-- begin Material shown --

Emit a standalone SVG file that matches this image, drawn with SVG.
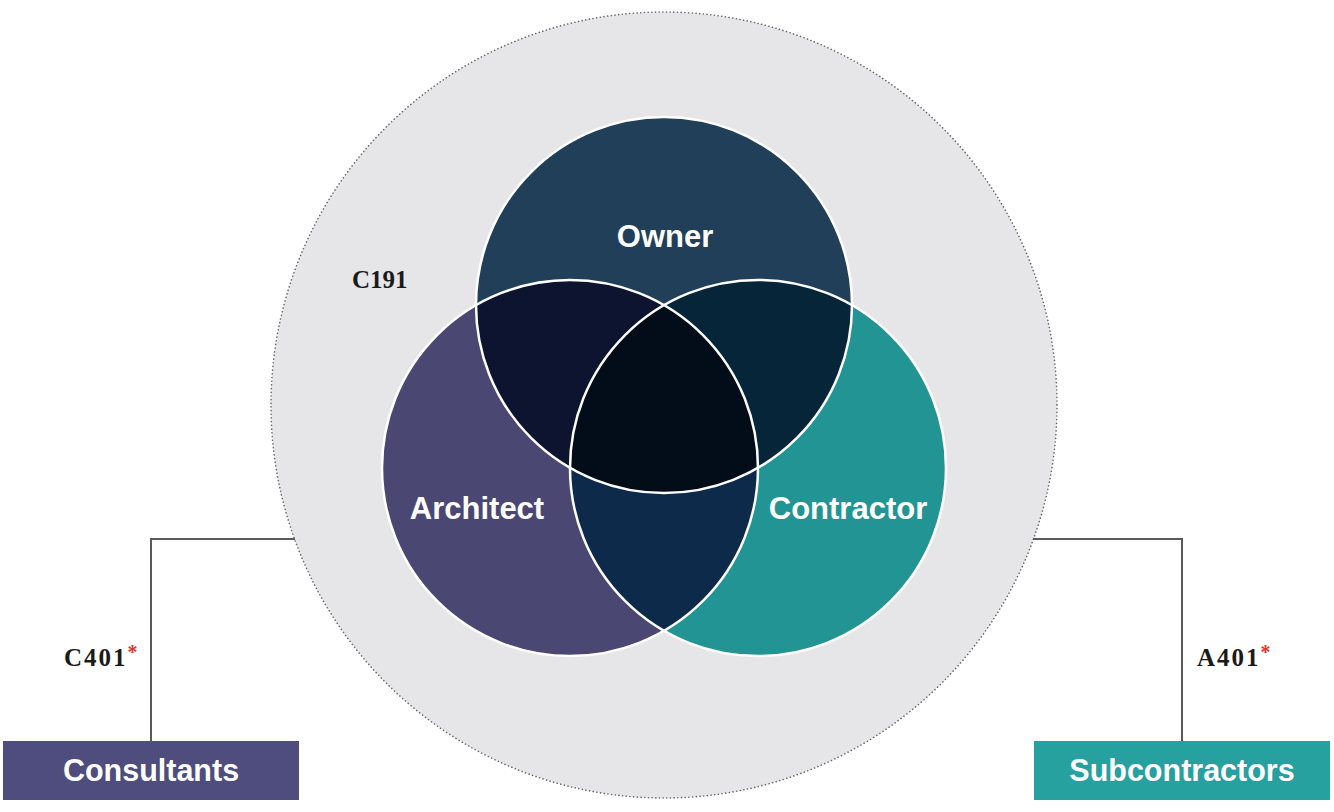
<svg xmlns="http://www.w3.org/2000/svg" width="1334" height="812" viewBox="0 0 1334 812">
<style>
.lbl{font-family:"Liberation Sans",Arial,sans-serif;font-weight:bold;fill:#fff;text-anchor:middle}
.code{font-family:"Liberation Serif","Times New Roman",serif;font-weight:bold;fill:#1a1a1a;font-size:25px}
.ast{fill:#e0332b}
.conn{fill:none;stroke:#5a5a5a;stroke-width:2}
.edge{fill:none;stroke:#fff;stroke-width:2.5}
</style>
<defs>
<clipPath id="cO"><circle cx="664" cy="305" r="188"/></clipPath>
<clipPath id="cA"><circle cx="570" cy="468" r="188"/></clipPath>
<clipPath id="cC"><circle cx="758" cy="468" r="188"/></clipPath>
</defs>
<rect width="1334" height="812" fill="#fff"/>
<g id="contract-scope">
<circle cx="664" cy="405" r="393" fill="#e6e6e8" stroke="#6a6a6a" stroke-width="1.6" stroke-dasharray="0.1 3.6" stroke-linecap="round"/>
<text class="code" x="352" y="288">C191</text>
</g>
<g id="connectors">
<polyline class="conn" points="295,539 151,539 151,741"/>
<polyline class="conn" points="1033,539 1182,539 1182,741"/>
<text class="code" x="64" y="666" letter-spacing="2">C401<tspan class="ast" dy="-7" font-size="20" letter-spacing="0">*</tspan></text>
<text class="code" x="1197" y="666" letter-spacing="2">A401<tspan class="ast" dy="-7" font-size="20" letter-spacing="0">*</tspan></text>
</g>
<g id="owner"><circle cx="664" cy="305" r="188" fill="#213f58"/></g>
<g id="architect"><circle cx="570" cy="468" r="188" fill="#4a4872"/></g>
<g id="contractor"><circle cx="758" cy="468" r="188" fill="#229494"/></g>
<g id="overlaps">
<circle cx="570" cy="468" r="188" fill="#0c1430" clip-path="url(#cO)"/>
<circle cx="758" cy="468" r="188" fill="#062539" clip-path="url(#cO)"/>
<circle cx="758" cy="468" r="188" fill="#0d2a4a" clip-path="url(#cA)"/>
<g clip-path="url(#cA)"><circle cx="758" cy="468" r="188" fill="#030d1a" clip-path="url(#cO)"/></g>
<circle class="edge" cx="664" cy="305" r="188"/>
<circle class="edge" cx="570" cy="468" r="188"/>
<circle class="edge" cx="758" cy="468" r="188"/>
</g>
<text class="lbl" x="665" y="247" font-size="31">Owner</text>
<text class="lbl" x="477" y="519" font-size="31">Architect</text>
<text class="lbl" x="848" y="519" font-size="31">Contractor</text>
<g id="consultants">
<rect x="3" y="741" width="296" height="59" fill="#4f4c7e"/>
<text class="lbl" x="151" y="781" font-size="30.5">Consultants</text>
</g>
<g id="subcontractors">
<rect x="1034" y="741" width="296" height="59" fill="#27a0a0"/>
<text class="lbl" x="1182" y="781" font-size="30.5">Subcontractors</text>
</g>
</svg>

-- end Material shown --
-- begin Material shown --

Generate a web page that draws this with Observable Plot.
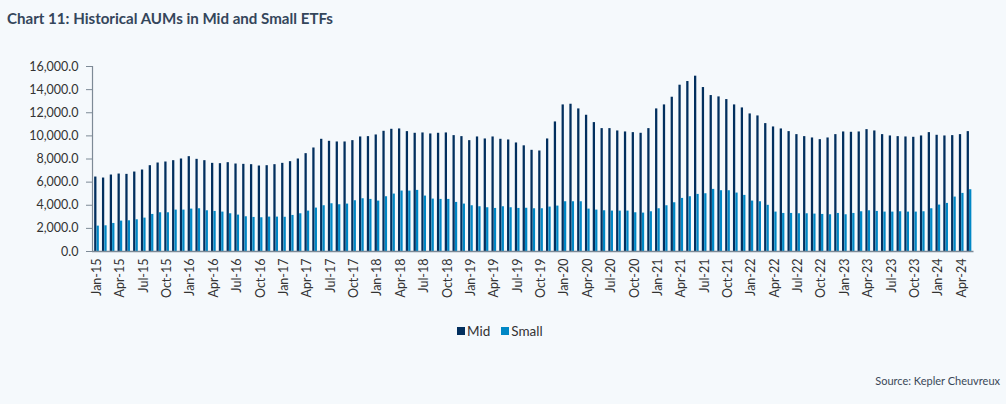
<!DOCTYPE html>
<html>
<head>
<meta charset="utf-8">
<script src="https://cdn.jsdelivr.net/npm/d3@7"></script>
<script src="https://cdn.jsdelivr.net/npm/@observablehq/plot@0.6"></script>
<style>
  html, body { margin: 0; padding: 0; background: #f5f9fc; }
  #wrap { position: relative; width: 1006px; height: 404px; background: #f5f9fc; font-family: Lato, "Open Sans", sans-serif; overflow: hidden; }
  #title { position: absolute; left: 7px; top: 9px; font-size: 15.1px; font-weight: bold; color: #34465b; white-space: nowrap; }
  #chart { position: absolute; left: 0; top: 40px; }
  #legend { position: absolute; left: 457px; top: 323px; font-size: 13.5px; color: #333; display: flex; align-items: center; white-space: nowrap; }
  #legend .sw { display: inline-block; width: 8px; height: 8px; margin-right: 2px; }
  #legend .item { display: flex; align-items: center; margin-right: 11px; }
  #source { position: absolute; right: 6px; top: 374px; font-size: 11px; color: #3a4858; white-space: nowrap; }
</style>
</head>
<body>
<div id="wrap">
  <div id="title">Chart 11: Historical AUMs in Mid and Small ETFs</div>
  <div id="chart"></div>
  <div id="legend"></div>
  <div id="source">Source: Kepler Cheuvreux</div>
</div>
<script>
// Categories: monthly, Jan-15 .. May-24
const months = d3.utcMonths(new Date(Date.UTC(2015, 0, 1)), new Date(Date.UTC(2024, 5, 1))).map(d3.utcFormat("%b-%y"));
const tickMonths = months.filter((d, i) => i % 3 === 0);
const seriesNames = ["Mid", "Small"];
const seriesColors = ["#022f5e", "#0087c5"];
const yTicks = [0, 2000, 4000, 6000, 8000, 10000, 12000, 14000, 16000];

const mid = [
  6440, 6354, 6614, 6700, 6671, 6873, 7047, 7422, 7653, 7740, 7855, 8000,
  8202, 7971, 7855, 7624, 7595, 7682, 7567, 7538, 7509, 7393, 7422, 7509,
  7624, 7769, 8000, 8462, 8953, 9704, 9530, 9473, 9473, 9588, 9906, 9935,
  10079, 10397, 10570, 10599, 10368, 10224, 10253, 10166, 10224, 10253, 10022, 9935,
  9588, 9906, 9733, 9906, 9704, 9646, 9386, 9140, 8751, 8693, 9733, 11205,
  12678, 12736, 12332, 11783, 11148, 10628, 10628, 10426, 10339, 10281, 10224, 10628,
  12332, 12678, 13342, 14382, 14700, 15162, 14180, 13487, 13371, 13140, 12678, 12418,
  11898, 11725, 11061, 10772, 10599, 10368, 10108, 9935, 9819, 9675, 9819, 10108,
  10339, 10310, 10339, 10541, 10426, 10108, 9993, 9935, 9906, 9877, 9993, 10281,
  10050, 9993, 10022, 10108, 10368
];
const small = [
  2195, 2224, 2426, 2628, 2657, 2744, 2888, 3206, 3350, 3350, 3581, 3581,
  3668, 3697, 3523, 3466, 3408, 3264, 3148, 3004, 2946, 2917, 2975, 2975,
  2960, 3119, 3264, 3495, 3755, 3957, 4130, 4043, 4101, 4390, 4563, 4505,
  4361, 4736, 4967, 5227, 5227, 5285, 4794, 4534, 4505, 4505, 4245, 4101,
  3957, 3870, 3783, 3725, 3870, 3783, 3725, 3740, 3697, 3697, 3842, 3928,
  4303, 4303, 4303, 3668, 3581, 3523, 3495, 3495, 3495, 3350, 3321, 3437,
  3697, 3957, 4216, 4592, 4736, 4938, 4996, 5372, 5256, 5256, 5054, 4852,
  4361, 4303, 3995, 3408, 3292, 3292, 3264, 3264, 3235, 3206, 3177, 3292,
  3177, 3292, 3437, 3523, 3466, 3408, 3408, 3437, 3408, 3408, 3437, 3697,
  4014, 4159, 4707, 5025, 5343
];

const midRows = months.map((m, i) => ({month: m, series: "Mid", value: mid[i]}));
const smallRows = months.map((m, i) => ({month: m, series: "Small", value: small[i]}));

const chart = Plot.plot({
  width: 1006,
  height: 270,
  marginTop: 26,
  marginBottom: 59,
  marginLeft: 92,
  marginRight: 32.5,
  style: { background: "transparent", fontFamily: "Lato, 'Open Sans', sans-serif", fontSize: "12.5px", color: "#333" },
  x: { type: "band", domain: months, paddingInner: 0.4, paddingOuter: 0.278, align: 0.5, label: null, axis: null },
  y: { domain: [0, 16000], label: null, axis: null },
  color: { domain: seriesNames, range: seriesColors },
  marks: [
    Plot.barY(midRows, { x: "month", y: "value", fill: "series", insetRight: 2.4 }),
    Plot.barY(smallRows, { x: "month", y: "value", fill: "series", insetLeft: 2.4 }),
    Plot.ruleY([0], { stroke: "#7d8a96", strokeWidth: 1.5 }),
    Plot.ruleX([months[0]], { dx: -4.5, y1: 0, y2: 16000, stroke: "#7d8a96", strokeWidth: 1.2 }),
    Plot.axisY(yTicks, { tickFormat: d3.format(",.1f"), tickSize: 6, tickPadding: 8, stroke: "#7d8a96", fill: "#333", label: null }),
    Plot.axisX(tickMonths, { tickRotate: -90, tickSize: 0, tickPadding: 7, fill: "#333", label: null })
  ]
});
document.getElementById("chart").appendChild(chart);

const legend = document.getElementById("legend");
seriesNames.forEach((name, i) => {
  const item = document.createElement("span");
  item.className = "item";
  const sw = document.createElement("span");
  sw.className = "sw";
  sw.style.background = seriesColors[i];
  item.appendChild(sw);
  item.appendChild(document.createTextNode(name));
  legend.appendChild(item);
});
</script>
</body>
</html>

-- end Material shown --
-- begin Material shown --

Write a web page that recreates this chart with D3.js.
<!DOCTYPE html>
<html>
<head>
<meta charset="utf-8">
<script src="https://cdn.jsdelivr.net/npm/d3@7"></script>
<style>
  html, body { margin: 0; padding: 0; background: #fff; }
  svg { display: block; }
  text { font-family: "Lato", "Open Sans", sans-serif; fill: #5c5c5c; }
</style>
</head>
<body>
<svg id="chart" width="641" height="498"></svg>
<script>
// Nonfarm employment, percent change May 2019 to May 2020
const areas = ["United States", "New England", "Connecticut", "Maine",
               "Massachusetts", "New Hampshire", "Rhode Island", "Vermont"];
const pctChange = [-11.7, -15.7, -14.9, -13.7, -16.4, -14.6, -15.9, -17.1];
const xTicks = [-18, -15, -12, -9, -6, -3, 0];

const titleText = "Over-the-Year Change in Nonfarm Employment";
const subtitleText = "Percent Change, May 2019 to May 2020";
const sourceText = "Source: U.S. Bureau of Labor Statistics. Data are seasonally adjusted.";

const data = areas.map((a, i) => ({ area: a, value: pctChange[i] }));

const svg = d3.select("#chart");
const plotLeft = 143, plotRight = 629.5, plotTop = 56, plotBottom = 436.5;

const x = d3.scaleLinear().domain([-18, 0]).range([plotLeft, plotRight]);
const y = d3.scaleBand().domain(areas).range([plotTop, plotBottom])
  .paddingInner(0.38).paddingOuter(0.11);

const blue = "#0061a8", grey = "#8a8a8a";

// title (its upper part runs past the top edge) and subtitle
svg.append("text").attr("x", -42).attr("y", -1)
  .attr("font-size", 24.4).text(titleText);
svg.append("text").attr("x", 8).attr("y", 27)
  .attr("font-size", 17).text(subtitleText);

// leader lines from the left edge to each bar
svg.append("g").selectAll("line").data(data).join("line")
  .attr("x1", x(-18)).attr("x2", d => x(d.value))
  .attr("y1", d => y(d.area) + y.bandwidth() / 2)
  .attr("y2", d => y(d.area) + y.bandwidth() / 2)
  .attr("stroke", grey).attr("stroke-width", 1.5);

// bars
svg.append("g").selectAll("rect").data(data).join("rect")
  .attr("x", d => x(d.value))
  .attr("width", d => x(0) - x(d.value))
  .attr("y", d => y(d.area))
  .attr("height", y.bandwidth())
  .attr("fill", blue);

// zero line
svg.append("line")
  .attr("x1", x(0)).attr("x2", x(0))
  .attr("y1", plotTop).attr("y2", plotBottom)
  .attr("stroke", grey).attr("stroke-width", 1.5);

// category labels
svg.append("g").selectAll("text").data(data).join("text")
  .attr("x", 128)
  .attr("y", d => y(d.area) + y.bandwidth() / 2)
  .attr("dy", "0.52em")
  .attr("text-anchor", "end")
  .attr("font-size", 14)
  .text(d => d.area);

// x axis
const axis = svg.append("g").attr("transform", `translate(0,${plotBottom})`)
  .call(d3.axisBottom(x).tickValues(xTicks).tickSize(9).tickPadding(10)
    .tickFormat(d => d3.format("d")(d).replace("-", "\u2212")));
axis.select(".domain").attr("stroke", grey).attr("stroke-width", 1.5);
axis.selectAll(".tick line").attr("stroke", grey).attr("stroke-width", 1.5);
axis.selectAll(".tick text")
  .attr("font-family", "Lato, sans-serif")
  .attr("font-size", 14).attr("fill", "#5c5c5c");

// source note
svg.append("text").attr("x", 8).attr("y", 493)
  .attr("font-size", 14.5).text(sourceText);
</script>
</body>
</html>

-- end Material shown --

What is asked: Count the lines of the data that include the string "with", and give only that number.

In response: 3